GreedyAdeptness7133@reddit
Does anyone know how someone can easily run all these benchmarks in python? (Maybe a bit link?) thanks!
swagonflyyyy@reddit
Oh yeah, this is huge news. We desperately need a different architecture than transformers.
Transformers is still king, but I really wanna see how far you can take this architecture.
_yustaguy_@reddit
Diffusion models and transformer modela aren't mutually exclusive.

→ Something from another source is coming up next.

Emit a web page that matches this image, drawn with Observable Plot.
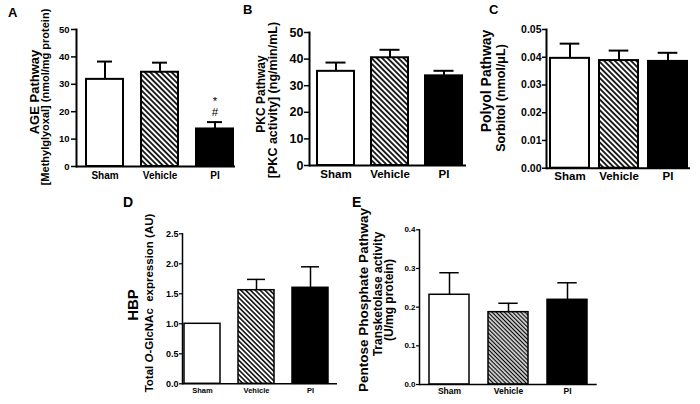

It's a diffusion-transformer model from what I can tell. The real change is that it's not autoregressive anymore (tokens aren't generated one at a time).
MoffKalast@reddit
Tbh that's still autoregressive, just not linearly.
ninjasaid13@reddit
you mean that it follows causality, not autoregressively.
MoffKalast@reddit
Same thing really.
ninjasaid13@reddit
Causality often involves multiple variables (e.g., X causes Y), while autoregression uses past values of the same variable.
MoffKalast@reddit
Well what other variables are there? It's still iterating on a context, much the same as a transformer doing fill in the middle would.
TheRealGentlefox@reddit
Well it's like, half autoregressive, no? There appear to be independent token generations in each pass.

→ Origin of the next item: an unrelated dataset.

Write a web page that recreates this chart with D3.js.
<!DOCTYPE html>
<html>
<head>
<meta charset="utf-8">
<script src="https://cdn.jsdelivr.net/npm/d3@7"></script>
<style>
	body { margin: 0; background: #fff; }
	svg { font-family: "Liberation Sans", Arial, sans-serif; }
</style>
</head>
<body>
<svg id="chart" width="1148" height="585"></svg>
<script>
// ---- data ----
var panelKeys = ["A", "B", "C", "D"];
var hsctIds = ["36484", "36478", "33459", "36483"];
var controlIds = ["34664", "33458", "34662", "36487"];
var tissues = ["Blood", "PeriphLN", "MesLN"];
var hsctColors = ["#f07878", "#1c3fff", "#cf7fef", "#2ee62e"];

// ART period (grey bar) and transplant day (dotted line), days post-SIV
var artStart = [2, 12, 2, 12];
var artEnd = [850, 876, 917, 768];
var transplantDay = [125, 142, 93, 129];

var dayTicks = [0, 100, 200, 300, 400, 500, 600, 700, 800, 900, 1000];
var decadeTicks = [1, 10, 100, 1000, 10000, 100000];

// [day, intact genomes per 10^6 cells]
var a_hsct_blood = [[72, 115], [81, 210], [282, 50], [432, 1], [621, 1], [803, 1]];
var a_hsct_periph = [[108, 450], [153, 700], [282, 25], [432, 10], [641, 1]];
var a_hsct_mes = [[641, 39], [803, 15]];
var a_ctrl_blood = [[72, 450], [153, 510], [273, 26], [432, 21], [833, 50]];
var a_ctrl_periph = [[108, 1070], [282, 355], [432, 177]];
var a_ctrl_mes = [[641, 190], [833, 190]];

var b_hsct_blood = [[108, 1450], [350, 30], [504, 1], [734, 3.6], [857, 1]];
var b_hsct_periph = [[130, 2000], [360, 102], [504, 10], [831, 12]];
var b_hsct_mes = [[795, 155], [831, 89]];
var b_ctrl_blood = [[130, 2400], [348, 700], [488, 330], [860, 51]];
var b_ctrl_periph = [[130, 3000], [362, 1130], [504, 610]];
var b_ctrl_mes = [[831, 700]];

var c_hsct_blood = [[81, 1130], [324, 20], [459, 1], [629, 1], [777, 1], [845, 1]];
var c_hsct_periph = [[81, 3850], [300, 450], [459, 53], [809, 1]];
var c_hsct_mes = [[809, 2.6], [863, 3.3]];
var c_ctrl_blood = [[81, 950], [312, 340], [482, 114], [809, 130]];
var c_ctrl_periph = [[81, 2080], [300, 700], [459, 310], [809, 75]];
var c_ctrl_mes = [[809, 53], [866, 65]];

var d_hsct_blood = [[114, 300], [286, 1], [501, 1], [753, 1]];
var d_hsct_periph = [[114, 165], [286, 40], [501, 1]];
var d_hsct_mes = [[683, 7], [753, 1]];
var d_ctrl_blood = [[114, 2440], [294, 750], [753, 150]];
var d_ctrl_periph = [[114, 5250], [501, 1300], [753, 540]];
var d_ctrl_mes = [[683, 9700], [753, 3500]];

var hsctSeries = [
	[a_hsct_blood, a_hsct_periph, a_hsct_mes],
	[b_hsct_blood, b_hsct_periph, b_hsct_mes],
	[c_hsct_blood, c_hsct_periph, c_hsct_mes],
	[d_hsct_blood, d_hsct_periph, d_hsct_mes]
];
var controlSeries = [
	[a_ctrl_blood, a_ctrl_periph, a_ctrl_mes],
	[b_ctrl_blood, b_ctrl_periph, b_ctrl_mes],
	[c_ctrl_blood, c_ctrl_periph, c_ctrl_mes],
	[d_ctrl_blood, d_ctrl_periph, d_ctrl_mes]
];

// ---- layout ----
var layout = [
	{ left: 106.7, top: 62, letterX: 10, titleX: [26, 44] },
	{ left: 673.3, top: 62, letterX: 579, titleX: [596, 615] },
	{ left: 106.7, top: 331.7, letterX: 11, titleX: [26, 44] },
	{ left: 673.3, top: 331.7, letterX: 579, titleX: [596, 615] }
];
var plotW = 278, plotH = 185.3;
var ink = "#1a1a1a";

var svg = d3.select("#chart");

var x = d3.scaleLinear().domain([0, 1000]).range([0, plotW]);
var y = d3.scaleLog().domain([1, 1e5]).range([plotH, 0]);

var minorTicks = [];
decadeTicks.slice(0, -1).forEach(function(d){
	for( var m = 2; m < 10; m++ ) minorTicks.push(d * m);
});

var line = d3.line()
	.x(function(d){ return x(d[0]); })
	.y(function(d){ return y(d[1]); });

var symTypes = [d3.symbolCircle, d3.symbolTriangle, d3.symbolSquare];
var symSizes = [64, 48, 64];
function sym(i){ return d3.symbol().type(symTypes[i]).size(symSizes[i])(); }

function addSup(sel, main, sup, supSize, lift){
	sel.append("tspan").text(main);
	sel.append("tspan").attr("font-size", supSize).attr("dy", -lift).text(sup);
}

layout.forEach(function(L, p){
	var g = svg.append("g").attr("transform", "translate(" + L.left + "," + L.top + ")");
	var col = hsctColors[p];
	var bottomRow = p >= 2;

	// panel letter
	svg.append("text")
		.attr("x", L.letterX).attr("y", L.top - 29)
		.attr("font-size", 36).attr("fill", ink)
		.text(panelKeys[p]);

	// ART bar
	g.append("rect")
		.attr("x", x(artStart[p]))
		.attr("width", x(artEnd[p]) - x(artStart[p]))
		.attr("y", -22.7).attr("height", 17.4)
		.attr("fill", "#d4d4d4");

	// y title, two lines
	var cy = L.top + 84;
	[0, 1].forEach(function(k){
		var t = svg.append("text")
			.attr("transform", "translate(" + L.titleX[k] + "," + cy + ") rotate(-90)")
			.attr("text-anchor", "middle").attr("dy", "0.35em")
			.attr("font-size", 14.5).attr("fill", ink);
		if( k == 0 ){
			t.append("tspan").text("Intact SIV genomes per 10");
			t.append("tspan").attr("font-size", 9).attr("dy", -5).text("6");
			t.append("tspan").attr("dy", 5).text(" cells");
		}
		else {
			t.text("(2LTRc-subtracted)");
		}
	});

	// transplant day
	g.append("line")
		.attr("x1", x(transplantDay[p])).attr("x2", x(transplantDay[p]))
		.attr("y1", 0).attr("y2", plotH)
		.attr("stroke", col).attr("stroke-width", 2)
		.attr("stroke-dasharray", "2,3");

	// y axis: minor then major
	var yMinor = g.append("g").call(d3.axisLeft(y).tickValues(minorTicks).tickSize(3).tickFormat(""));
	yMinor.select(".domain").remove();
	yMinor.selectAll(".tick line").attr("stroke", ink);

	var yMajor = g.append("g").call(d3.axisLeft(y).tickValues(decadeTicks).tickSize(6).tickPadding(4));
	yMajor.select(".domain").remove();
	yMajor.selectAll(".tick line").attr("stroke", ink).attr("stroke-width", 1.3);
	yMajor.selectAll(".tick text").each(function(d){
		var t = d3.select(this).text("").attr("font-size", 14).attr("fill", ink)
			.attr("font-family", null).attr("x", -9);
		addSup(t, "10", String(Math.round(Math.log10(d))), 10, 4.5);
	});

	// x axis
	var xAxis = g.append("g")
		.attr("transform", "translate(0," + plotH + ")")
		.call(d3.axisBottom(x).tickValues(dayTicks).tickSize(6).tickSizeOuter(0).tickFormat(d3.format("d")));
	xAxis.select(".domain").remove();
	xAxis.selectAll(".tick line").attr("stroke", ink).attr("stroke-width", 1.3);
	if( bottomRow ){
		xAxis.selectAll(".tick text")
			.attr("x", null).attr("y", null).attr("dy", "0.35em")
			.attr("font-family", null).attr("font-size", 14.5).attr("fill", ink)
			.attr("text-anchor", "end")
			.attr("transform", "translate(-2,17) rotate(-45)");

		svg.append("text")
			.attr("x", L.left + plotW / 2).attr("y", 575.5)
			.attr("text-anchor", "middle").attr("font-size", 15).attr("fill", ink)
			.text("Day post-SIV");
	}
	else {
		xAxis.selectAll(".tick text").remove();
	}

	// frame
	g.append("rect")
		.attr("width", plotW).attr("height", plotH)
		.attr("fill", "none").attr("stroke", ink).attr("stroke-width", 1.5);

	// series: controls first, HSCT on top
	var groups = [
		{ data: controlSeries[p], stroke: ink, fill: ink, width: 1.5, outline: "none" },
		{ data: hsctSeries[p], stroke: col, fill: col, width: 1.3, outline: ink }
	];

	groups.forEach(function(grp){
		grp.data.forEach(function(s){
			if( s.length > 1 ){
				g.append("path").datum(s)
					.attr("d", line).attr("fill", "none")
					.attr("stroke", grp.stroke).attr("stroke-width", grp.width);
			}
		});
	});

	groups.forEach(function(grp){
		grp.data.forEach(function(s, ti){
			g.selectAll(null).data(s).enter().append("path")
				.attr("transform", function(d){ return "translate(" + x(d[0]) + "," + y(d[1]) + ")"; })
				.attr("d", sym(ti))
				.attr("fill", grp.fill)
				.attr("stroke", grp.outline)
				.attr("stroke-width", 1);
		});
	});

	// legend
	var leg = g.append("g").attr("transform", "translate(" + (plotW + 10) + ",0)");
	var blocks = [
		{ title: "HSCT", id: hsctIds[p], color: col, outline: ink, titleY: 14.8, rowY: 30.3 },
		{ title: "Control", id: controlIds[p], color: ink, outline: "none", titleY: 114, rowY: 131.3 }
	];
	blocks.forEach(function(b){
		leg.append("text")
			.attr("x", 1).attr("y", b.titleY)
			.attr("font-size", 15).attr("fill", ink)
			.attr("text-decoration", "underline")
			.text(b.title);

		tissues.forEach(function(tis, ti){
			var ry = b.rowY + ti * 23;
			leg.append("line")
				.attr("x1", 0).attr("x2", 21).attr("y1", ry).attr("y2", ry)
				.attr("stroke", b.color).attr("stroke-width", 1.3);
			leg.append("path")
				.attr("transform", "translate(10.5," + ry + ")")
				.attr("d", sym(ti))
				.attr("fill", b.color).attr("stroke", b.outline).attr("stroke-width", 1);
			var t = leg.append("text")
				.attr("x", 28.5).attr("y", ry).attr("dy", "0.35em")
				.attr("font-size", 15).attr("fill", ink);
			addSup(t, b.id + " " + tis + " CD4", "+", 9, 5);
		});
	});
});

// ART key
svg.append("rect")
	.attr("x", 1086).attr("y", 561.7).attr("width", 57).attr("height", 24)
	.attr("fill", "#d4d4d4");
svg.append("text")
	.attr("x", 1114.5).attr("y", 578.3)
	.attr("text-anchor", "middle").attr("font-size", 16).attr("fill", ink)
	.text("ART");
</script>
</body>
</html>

Thick-Protection-458@reddit
Isn't this still transformers, just used in diffusion way rather than autoregressive (with all the diffusion bonuses and problems)
TheRealGentlefox@reddit
I like that it's competitive on all benchmarks, and then is randomly a god at sudoku.
ninjasaid13@reddit
Unique strength of diffusion models, multivariable planning.
ThenExtension9196@reddit
This is the next generation right here.
100thousandcats@reddit
!remindme 2 weeks
RemindMeBot@reddit
I will be messaging you in 14 days on 2025-04-16 17:52:20 UTC to remind you of this link
CLICK THIS LINK to send a PM to also be reminded and to reduce spam.
^(Parent commenter can ) ^(delete this message to hide from others.)
JLeonsarmiento@reddit
YES.
FullOf_Bad_Ideas@reddit
Waiting for weights to drop.
pseudonerv@reddit
So it’s like masked attention encoder/decoder, so like Bert?
Competitive_Ad_5515@reddit
Sudoku is never gonna be the same
swagonflyyyy@reddit
There's a Sudoku benchmark? Like, the actual game sudoku?